Better yet are the songs that resulted from the collaboration between the band’s final lineup (the remaining ones written by Cormack alone), among them lead single “Tribecca” and “When I Came To”. The latter is a particularly interesting direction for the band, with keyboards taking precedence for the first time, as well as Lueke leading on vocals, serving to expand the band’s range and prove that they’ve got more than one trick up their sleeve. The former sees the band shine as they trade off vocals and give yet another “oooh” hook that, while simple, is still extremely effective.
While the album still has a few other gems, such as the undeniably catchy “Lost In the Morning” or “Choix”, sung in French with a great ’50s-inspired guitar solo halfway through, at times it does falter. For one, as a whole, I can’t help but feel it comes off as a bit one-note. The band has a formula, and it works well, but I wish they would have explored some new directions, as they did with “When I Came To”. There’s also the issue of the band’s personality: they have taken a firm step into presenting just who South of France is, but it does get hard at times to set them apart from the likes of Cults, Real Estate or the numerous other reverb-heavy bands. Their use of this effect is another slight misstep, in my opinion, since it does seem to blur the music a bit.

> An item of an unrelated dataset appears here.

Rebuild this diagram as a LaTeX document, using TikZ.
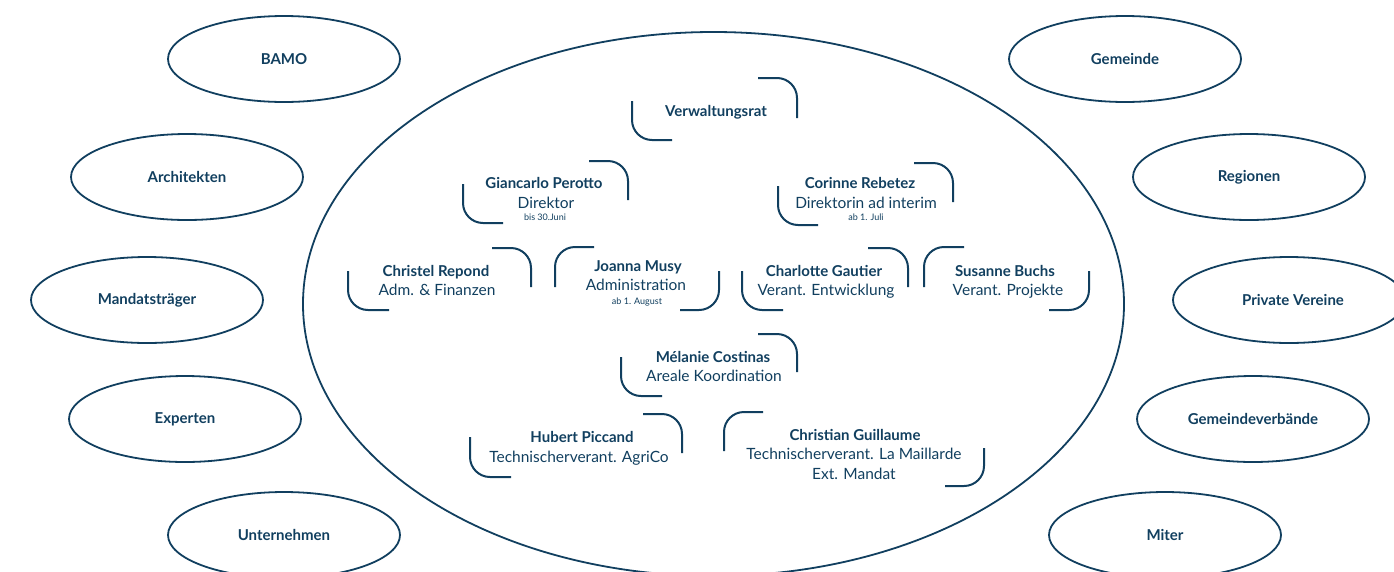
\documentclass[tikz,border=0pt]{standalone}
\usepackage{fontspec}
\setmainfont{Lato}
\usetikzlibrary{shapes.geometric}
\definecolor{navy}{HTML}{113F5F}
\tikzset{
  x=1pt,y=-1pt,
  oval/.style={ellipse,draw=navy,line width=1.8pt,minimum width=232pt,minimum height=86pt,inner sep=0pt,text=navy,font=\fontsize{15}{18}\selectfont\bfseries},
  bigoval/.style={ellipse,draw=navy,line width=1.8pt,minimum width=821pt,minimum height=544pt,inner sep=0pt},
  corner/.style={draw=navy,line width=2pt,rounded corners=20pt},
  nameline/.style={anchor=base,inner sep=0pt,text=navy,font=\fontsize{15}{18}\selectfont\bfseries},
  roleline/.style={anchor=base,inner sep=0pt,text=navy,font=\fontsize{15.5}{18}\selectfont},
  noteline/.style={anchor=base,inner sep=0pt,text=navy,font=\fontsize{9}{11}\selectfont},
}
\begin{document}
\begin{tikzpicture}
\useasboundingbox (0,0) rectangle (1394,571);
\clip (0,0) rectangle (1394,571);
\node[bigoval] (main) at (713.5,304) {};
\node[oval] (bamo) at (284,59) {BAMO};
\node[oval] (arch) at (187,177) {Architekten};
\node[oval] (mand) at (147,300) {Mandatsträger};
\node[oval] (expe) at (185,419) {Experten};
\node[oval] (unte) at (284,535) {Unternehmen};
\node[oval] (geme) at (1125,59) {Gemeinde};
\node[oval] (regi) at (1249,177) {Regionen};
\node[oval] (priv) at (1289,300) {\hspace*{8pt}Private Vereine};
\node[oval] (gver) at (1253,419) {Gemeindeverbände};
\node[oval] (mite) at (1165,535) {Miter};
% Verwaltungsrat
\draw[corner] (758,78) -- (797,78) -- (797,118);
\draw[corner] (632,101) -- (632,140) -- (672,140);
\node[nameline] (vr) at (716,116) {Verwaltungsrat};
% Giancarlo
\draw[corner] (589,161) -- (628,161) -- (628,200);
\draw[corner] (463,184) -- (463,223) -- (503,223);
\node[nameline] (gp) at (544,188) {Giancarlo Perotto};
\node[roleline] (gpr) at (546,208) {Direktor};
\node[noteline] (gpn) at (545,220) {bis 30.Juni};
% Corinne
\draw[corner] (914,163) -- (953,163) -- (953,202);
\draw[corner] (778,186) -- (778,225) -- (818,225);
\node[nameline] (cr) at (860,188) {Corinne Rebetez};
\node[roleline] (crr) at (866,208) {Direktorin ad interim};
\node[noteline] (crn) at (866,220) {ab 1. Juli};
% Christel
\draw[corner] (492,248) -- (531,248) -- (531,287);
\draw[corner] (348,271) -- (348,310) -- (389,310);
\node[nameline] (chr) at (436,276) {Christel Repond};
\node[roleline] (chrr) at (437,295) {Adm. \& Finanzen};
% Joanna
\draw[corner] (594,247) -- (555,247) -- (555,287);
\draw[corner] (719,271) -- (719,310) -- (680,310);
\node[nameline] (jm) at (638,271) {Joanna Musy};
\node[roleline] (jmr) at (636,290) {Administration};
\node[noteline] (jmn) at (637,304) {ab 1. August};
% Charlotte
\draw[corner] (868,248) -- (908,248) -- (908,287);
\draw[corner] (742,271) -- (742,310) -- (783,310);
\node[nameline] (cg) at (824,276) {Charlotte Gautier};
\node[roleline] (cgr) at (826,295) {Verant. Entwicklung};
% Susanne
\draw[corner] (964,247) -- (924,247) -- (924,287);
\draw[corner] (1089,271) -- (1089,310) -- (1049,310);
\node[nameline] (sb) at (1005,276) {Susanne Buchs};
\node[roleline] (sbr) at (1008,295) {Verant. Projekte};
% Melanie
\draw[corner] (758,334) -- (797,334) -- (797,372);
\draw[corner] (621,357) -- (621,396) -- (662,396);
\node[nameline] (mc) at (713,362) {Mélanie Costinas};
\node[roleline] (mcr) at (714,381) {Areale Koordination};
% Hubert
\draw[corner] (643,414) -- (682,414) -- (682,453);
\draw[corner] (470,437) -- (470,477) -- (511,477);
\node[nameline] (hp) at (582,442) {Hubert Piccand};
\node[roleline] (hpr) at (579,462) {Technischerverant. AgriCo};
% Christian
\draw[corner] (763,412) -- (724,412) -- (724,451);
\draw[corner] (984,448) -- (984,486) -- (945,486);
\node[nameline] (gu) at (855,440) {Christian Guillaume};
\node[roleline] (gur) at (854,459) {Technischerverant. La Maillarde};
\node[roleline] (gum) at (854,479) {Ext. Mandat};
\end{tikzpicture}
\end{document}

On the cover of Another Boring Sunrise a colorful, blurry picture is covered in large part by grey crosses, making it a bit difficult to see what’s underneath, with the only clear spot coming from a larger cross in the middle. In a sense it’s a perfect representation of just what the album is: a debut that shows great promise for a band that still struggles a bit to differentiate itself from its influences. They’ve still got a bit to figure out before they reach their full potential, but this is definitely a step in the right direction.